South Korea: Markets Down on Kim Jong-il’s Death



Kim's death brings uncertainty to the region

Kim’s death brings uncertainty to the region

Both the currency and main stock index for South Korea have dropped after the news that North Korea’s leader Kim Jong-il had died.

The Bank of Korea is set to hold an emergency meeting to discuss the death and the possible upheaval in the country that could follow.

Succession plans

Questions about who will succeed Kim Jong-il as North Korea’s sovereign will likely produce more volatility, analysts have said of the delicate situation. Without a stable line of succession and power, markets cannot be stable.

However, other experts, such as economist Bae Sung-Young, say that the affects on the market are inevitable short-term effects that would come after any event that brings uncertainty.

Bae predicted that the impact on the markets should last “two to three days only.”

However, with the succession process looking incomplete after the death of the famous dictator, market volatility may plague the region for some time.
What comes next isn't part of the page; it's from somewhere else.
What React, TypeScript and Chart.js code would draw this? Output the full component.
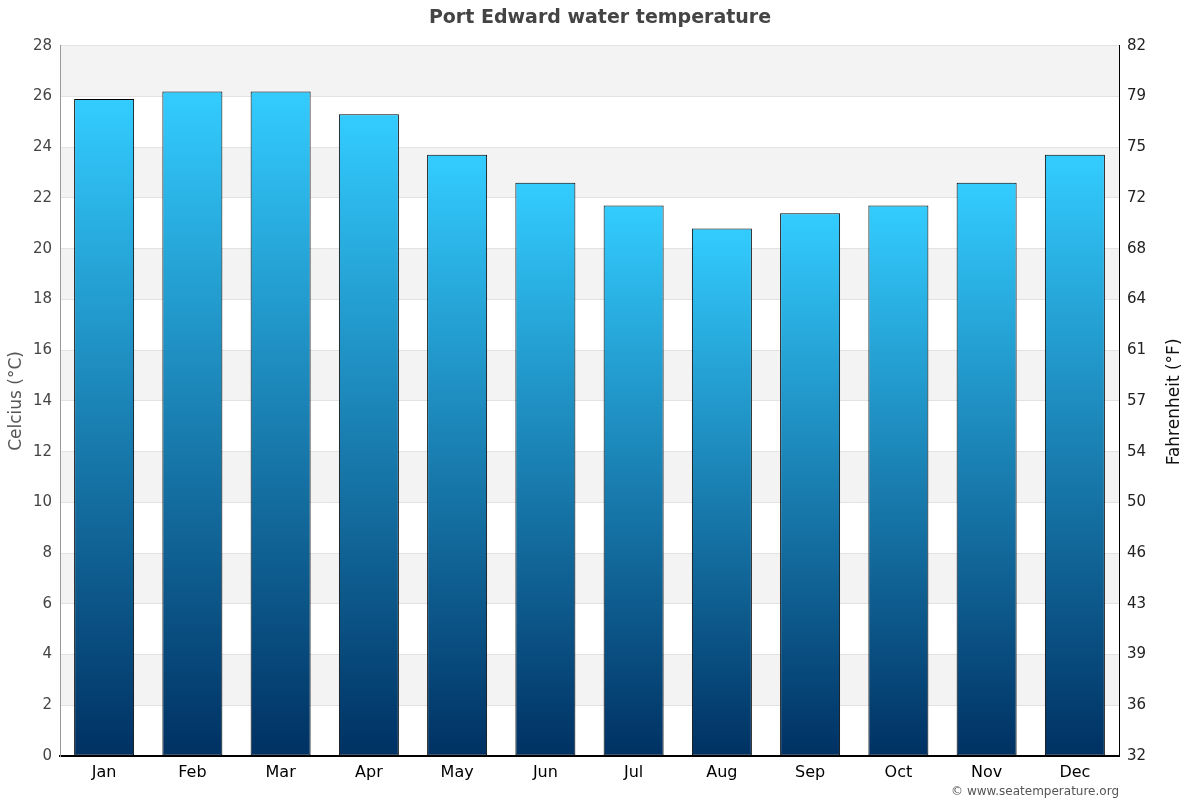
import React, { useEffect, useRef } from "react";
import { Chart, registerables } from "chart.js";

Chart.register(...registerables);

const months = ["Jan", "Feb", "Mar", "Apr", "May", "Jun", "Jul", "Aug", "Sep", "Oct", "Nov", "Dec"];
const waterTempC = [25.9, 26.2, 26.2, 25.3, 23.7, 22.6, 21.7, 20.8, 21.4, 21.7, 22.6, 23.7];
const yMin = 0;
const yMax = 28;
const yStep = 2;

const FONT = "'DejaVu Sans', Verdana, sans-serif";

const bandsPlugin = {
  id: "bands",
  beforeDraw(chart: any) {
    const { ctx, chartArea } = chart;
    const y = chart.scales.y;
    ctx.save();
    ctx.fillStyle = "#f3f3f3";
    for (let v = yMin + yStep; v < yMax; v += yStep * 2) {
      const top = y.getPixelForValue(v + yStep);
      const bot = y.getPixelForValue(v);
      ctx.fillRect(chartArea.left, top, chartArea.right - chartArea.left, bot - top);
    }
    ctx.restore();
  },
};

const textPlugin = {
  id: "extraText",
  afterDraw(chart: any) {
    const { ctx, chartArea } = chart;
    ctx.save();
    ctx.font = `12px ${FONT}`;
    ctx.fillStyle = "#555";
    ctx.textAlign = "right";
    ctx.textBaseline = "middle";
    ctx.fillText("© www.seatemperature.org", chartArea.right, 792);
    ctx.translate(1175, (chartArea.top + chartArea.bottom) / 2 + 1);
    ctx.rotate(-Math.PI / 2);
    ctx.font = `17px ${FONT}`;
    ctx.fillStyle = "#111";
    ctx.textAlign = "center";
    ctx.fillText("Fahrenheit (°F)", 0, 0);
    ctx.restore();
  },
};

export default function App() {
  const ref = useRef<HTMLCanvasElement>(null);
  useEffect(() => {
    document.body.style.margin = "0";
    const canvas = ref.current!;
    const chart = new Chart(canvas, {
      type: "bar",
      data: {
        labels: months,
        datasets: [
          {
            data: waterTempC,
            backgroundColor: (c: any) => {
              const ch = c.chart;
              const ys = ch.scales?.y;
              if (!ys || !ch.chartArea) return "#1a8ccc";
              const v = waterTempC[c.dataIndex] ?? 0;
              const top = ys.getPixelForValue(v);
              const bot = ys.getPixelForValue(0);
              const g = ch.ctx.createLinearGradient(0, top, 0, bot);
              g.addColorStop(0, "#33ccff");
              g.addColorStop(1, "#003163");
              return g;
            },
            borderColor: "#000",
            borderWidth: 1,
            borderSkipped: false,
            barPercentage: 0.68,
            categoryPercentage: 1,
          },
        ],
      },
      options: {
        animation: false,
        responsive: false,
        layout: { padding: 0 },
        plugins: {
          legend: { display: false },
          tooltip: { enabled: false },
          title: {
            display: true,
            text: "Port Edward water temperature",
            color: "#444",
            font: { family: FONT, size: 19, weight: "bold" },
            padding: { top: 7, bottom: 16 },
          },
        },
        scales: {
          x: {
            grid: { display: false, drawTicks: false },
            border: { color: "#000", width: 2 },
            ticks: { color: "#000", font: { family: FONT, size: 16 }, padding: 7 },
            afterFit: (s: any) => { s.height = 44; },
          },
          y: {
            min: yMin,
            max: yMax,
            position: "left",
            ticks: { stepSize: yStep, color: "#444", font: { family: FONT, size: 15 }, padding: 8 },
            grid: { color: "#e2e2e2", drawTicks: false },
            border: { color: "#999", width: 1 },
            title: {
              display: true,
              text: "Celcius (°C)",
              color: "#555",
              font: { family: FONT, size: 17 },
              padding: { top: 6, bottom: 0 },
            },
            afterFit: (s: any) => { s.width = 60; },
          },
          y2: {
            min: yMin,
            max: yMax,
            position: "right",
            ticks: {
              stepSize: yStep,
              color: "#222",
              font: { family: FONT, size: 15 },
              padding: 8,
              callback: (v: any) => String(Math.round((Number(v) * 9) / 5 + 32)),
            },
            grid: { display: false, drawTicks: false },
            border: { color: "#000", width: 1 },
            afterFit: (s: any) => { s.width = 81; },
          },
        },
      },
      plugins: [bandsPlugin, textPlugin],
    } as any);
    return () => chart.destroy();
  }, []);
  return <canvas ref={ref} width={1200} height={800} style={{ display: "block", width: 1200, height: 800 }} />;
}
The South Korean currency, the won, fell after the death of Kim was announced. The price of the country’s bonds also dropped, spelling bad news for the Korean economy, as this pushed up the government’s borrowing costs.

The effects hit markets throughout the region of Asia, as Japan’s Nikkei 225 stock index was down 1.3% in afternoon trading. Shares in Hong Kong’s Hang Seng listings fell 1.2%.

Fight for power

Though Kim Jong-il proclaimed his third son, Kim Jong-un, to be his successor in September 2010, the transfer of papers does not appear to be so clear.

Analysts say that there may be a power struggle, which could lead to even more market violence as investors run from a risky market.

The market has been “worried” about a power struggle in the North Korean government for over 2 days now, and the country’s history of withholding information from the international community is only serving to heighten the anxiety.

Analysts say that the “global risk appetite” is small and likely to remain small, hurting North Korea’s chances at growth in the New Year. The won has been the second-worst performing currency since the summer, beat out in poor performance only by the Indian rupee.

This stall in growth and upheaval of markets will likely make things worse for the South Korean currency, which already had a negative outlook for 2012.